At the end of this process, I received an enormous tome of the co-op’s details, keys from the broker, and a stock certificate (rather than a deed, which is what one gets when buying property, such as a house or condo).


To be even more accurate, I held the stock certificate for a minute for a photo op, because the original stays with the bank till the mortgage is paid off.)

Though we were technically done at this point, we then spent some time figuring out the management company’s requirements for my move the following day. The co-op’s attorney flatly said that they do not take that move-in check, nor would they messenger the documents over that day. My lawyer suggested calling the management company and asking if I could just bring copies and the check over to their office myself that afternoon. The attempt just reached the voicemail, so on my lawyer’s advice, I took the check back, and left the management company a message with that suggestion. Their work done, all the other parties left, and I wrestled my new paperwork into my bag, and headed back to the subway. As I said, anti-climactic.

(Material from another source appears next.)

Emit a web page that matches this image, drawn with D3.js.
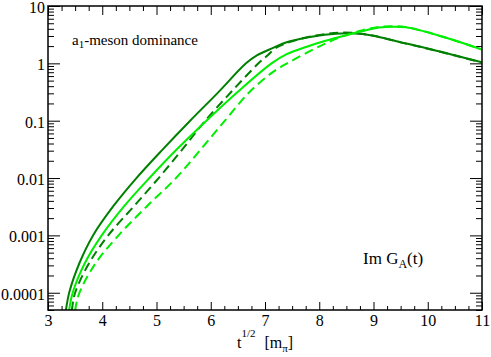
<!DOCTYPE html>
<html>
<head>
<meta charset="utf-8">
<script src="https://cdn.jsdelivr.net/npm/d3@7"></script>
<style>
  html, body { margin: 0; padding: 0; background: #fff; }
  svg { display: block; }
</style>
</head>
<body>
<svg id="chart" width="491" height="357"></svg>
<script>
// ---- data ----
const xTicks = [3, 4, 5, 6, 7, 8, 9, 10, 11];
const xTickLabels = ["3", "4", "5", "6", "7", "8", "9", "10", "11"];
const yTicks = [1e-4, 1e-3, 1e-2, 1e-1, 1, 10];
const yTickLabels = ["0.0001", "0.001", "0.01", "0.1", "1", "10"];

// dark green solid
const darkSolidT = [3.27, 3.33, 3.39, 3.58, 3.83, 4.2, 4.63, 5.12, 5.62, 6.12, 6.65, 6.85, 7.15, 7.4, 7.77, 8.1, 8.5, 8.8, 9.0, 9.5, 10.0, 10.5, 11.0];
const darkSolidV = [2e-5, 5e-5, 1e-4, 3.3e-4, 1e-3, 3.2e-3, 1e-2, 0.032, 0.1, 0.3, 1.0, 1.38, 1.86, 2.34, 2.82, 3.16, 3.34, 3.24, 3.02, 2.34, 1.82, 1.38, 1.04];

// dark green dashed
const darkDashT = [3.38, 3.44, 3.50, 3.76, 4.11, 4.58, 5.04, 5.48, 5.9, 6.38, 6.88, 7.05, 7.2, 7.45, 7.8, 8.1, 8.4, 8.7, 9.0, 9.5, 10.0, 10.5, 11.0];
const darkDashV = [1.6e-5, 5e-5, 1e-4, 3.3e-4, 1e-3, 3.2e-3, 1e-2, 0.032, 0.1, 0.32, 1.0, 1.38, 1.86, 2.34, 2.88, 3.24, 3.43, 3.35, 3.02, 2.32, 1.8, 1.37, 1.03];

// light green solid
const lightSolidT = [3.34, 3.39, 3.455, 3.68, 3.99, 4.4, 4.87, 5.38, 5.92, 6.5, 7.12, 7.4, 7.77, 8.1, 8.5, 8.9, 9.1, 9.35, 9.6, 9.9, 10.23, 10.6, 11.0];
const lightSolidV = [1.6e-5, 5e-5, 1e-4, 3.3e-4, 1e-3, 3.2e-3, 1e-2, 0.032, 0.1, 0.32, 1.0, 1.45, 1.95, 2.45, 3.1, 3.85, 4.2, 4.36, 4.25, 3.68, 3.0, 2.34, 1.74];

// light green dashed
const lightDashT = [3.43, 3.50, 3.58, 3.88, 4.30, 4.82, 5.36, 5.82, 6.26, 6.72, 7.15, 7.45, 7.8, 8.1, 8.4, 8.8, 9.1, 9.35, 9.6, 9.9, 10.23, 10.6, 11.0];
const lightDashV = [1.6e-5, 5e-5, 1e-4, 3.3e-4, 1e-3, 3.2e-3, 1e-2, 0.032, 0.1, 0.32, 0.71, 1.05, 1.58, 2.19, 2.88, 3.8, 4.3, 4.45, 4.28, 3.68, 3.0, 2.34, 1.74];

const series = [
  { t: darkSolidT, v: darkSolidV, color: "#008000", dash: null },
  { t: darkDashT, v: darkDashV, color: "#008000", dash: "9,5" },
  { t: lightSolidT, v: lightSolidV, color: "#00ee00", dash: null },
  { t: lightDashT, v: lightDashV, color: "#00ee00", dash: "9,5" }
];

const FONT = "font-family: 'Liberation Serif', 'DejaVu Serif', serif";

// ---- layout ----
const L = 48, R = 482, T = 6, B = 310;
const svg = d3.select("#chart");
const x = d3.scaleLinear().domain([3, 11]).range([L, R]);
const y = d3.scaleLog().domain([5e-5, 10]).range([B, T]);

svg.append("defs").append("clipPath").attr("id", "clip")
  .append("rect").attr("x", L).attr("y", T).attr("width", R - L).attr("height", B - T);

const xMinor = d3.range(3, 11.001, 0.25).filter(v => Math.abs(v - Math.round(v)) > 1e-6);
const yMinor = [];
for (let e = -5; e <= 0; e++) for (let m = 2; m <= 9; m++) {
  const v = m * Math.pow(10, e);
  if (v >= 5e-5 && v <= 10) yMinor.push(v);
}

function styleAxis(g) {
  g.select(".domain").remove();
  g.selectAll(".tick line").attr("stroke", "#000").attr("stroke-width", 1);
}

// bottom
svg.append("g").attr("transform", `translate(0,${B})`)
  .call(d3.axisBottom(x).tickValues(xTicks).tickSize(-8).tickPadding(5)
    .tickFormat((d, i) => xTickLabels[i]))
  .call(styleAxis)
  .selectAll("text").attr("style", FONT + "; font-size: 16px").attr("fill", "#000");
svg.append("g").attr("transform", `translate(0,${B})`)
  .call(d3.axisBottom(x).tickValues(xMinor).tickSize(-4).tickFormat(""))
  .call(styleAxis);
// top
svg.append("g").attr("transform", `translate(0,${T})`)
  .call(d3.axisTop(x).tickValues(xTicks).tickSize(-9).tickFormat(""))
  .call(styleAxis);
svg.append("g").attr("transform", `translate(0,${T})`)
  .call(d3.axisTop(x).tickValues(xMinor).tickSize(-5).tickFormat(""))
  .call(styleAxis);
// left
svg.append("g").attr("transform", `translate(${L},0)`)
  .call(d3.axisLeft(y).tickValues(yTicks).tickSize(-12).tickPadding(3)
    .tickFormat((d, i) => yTickLabels[i]))
  .call(styleAxis)
  .selectAll("text").attr("style", FONT + "; font-size: 16px").attr("fill", "#000").attr("dy", "0.4em");
svg.append("g").attr("transform", `translate(${L},0)`)
  .call(d3.axisLeft(y).tickValues(yMinor).tickSize(-6).tickFormat(""))
  .call(styleAxis);
// right
svg.append("g").attr("transform", `translate(${R},0)`)
  .call(d3.axisRight(y).tickValues(yTicks).tickSize(-12).tickFormat(""))
  .call(styleAxis);
svg.append("g").attr("transform", `translate(${R},0)`)
  .call(d3.axisRight(y).tickValues(yMinor).tickSize(-6).tickFormat(""))
  .call(styleAxis);

// curves
const line = d3.line()
  .x(d => x(d[0]))
  .y(d => y(d[1]))
  .curve(d3.curveCatmullRom.alpha(0.5));

const gLines = svg.append("g").attr("clip-path", "url(#clip)");
series.forEach(s => {
  const pts = s.t.map((t, i) => [t, s.v[i]]);
  gLines.append("path")
    .attr("d", line(pts))
    .attr("fill", "none")
    .attr("stroke", s.color)
    .attr("stroke-width", 2)
    .attr("stroke-dasharray", s.dash);
});

// frame
svg.append("rect").attr("x", L).attr("y", T).attr("width", R - L).attr("height", B - T)
  .attr("fill", "none").attr("stroke", "#000").attr("stroke-width", 1.5);

// annotations
const a1 = svg.append("text").attr("x", 72).attr("y", 45).attr("style", FONT + "; font-size: 15px");
a1.append("tspan").text("a");
a1.append("tspan").attr("style", "font-size: 11px").attr("dy", 3).text("1");
a1.append("tspan").attr("dy", -3).text("-meson dominance");

const im = svg.append("text").attr("x", 363).attr("y", 264).attr("style", FONT + "; font-size: 17px");
im.append("tspan").text("Im G");
im.append("tspan").attr("style", "font-size: 12px").attr("dy", 4).text("A");
im.append("tspan").attr("dy", -4).text("(t)");

const xl = svg.append("text").attr("x", 237).attr("y", 348).attr("style", FONT + "; font-size: 16px");
xl.append("tspan").text("t");
xl.append("tspan").attr("style", "font-size: 11px").attr("dy", -11).text("1/2");
xl.append("tspan").attr("dy", 11).attr("dx", 9).text("[m");
xl.append("tspan").attr("style", "font-size: 11px").attr("dy", 4).text("π");
xl.append("tspan").attr("dy", -4).text("]");
</script>
</body>
</html>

The management company and I managed to get in touch while I was on the subway platform and agreed to the handoff if I got to their office before 5. Reassured, I headed in later in the afternoon, having already emailed scanned copies of the stock certificate and some other paperwork that seemed to authorize my purchase. Following a quick chat with the management staff, who seemed very pleasant, I handed over the check for the move-in deposit and headed back to my last night in my rental apartment.